Furthermore, the media outlets and social media were used for disinformation campaign against him. The investigators wanted to divert attention away from their own failures to bring the true masterminds of the Easter Sunday attacks to trial.
The Case has also been identified as incident of influence operation since there were co-ordination between Sinhala media, anonymous social media users, and the Sri Lankan state’s security apparatus with the view to further their objective of diverting attention away from Easter Sunday attacks and suppress a strong opponent of the country’s prejudice and violence against religious and ethnic minorities.

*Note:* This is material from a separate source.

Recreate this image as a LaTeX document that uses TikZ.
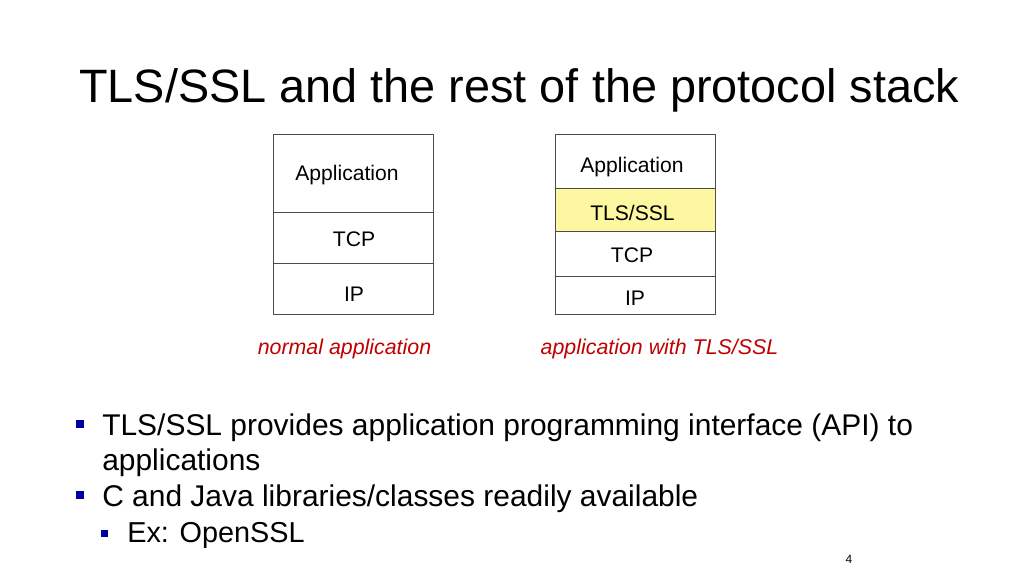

Conclusion: Hejaaz is out of jail today because he is an educated, intelligent, well-connected individual who understands his rights, is not afraid to fight for them, and can confidently speak truth to power. Hundreds of PTA detainees – Tamils, Muslims, and some Sinhalese – remain imprisoned with no access to the courts. Some Tamil detainees have been there for almost a decade, despite the fact that the PTA requires them to be brought before a judge within 18 months. Following the Easter Sunday assaults, young Muslim men have been detained for attending a sermon in a mosque or going on a tour with a moulavi [Muslim cleric].
Two years after the Easter Sunday bombings, which killed 269 people and injured over 500 more, Sri Lanka’s Christian community is still waiting for justice, while the Muslim community is still hurting from the fallout. Recent government restrictions targeting Muslims have heightened religious tensions in the South Asian country and risk alienating substantial segments of the society.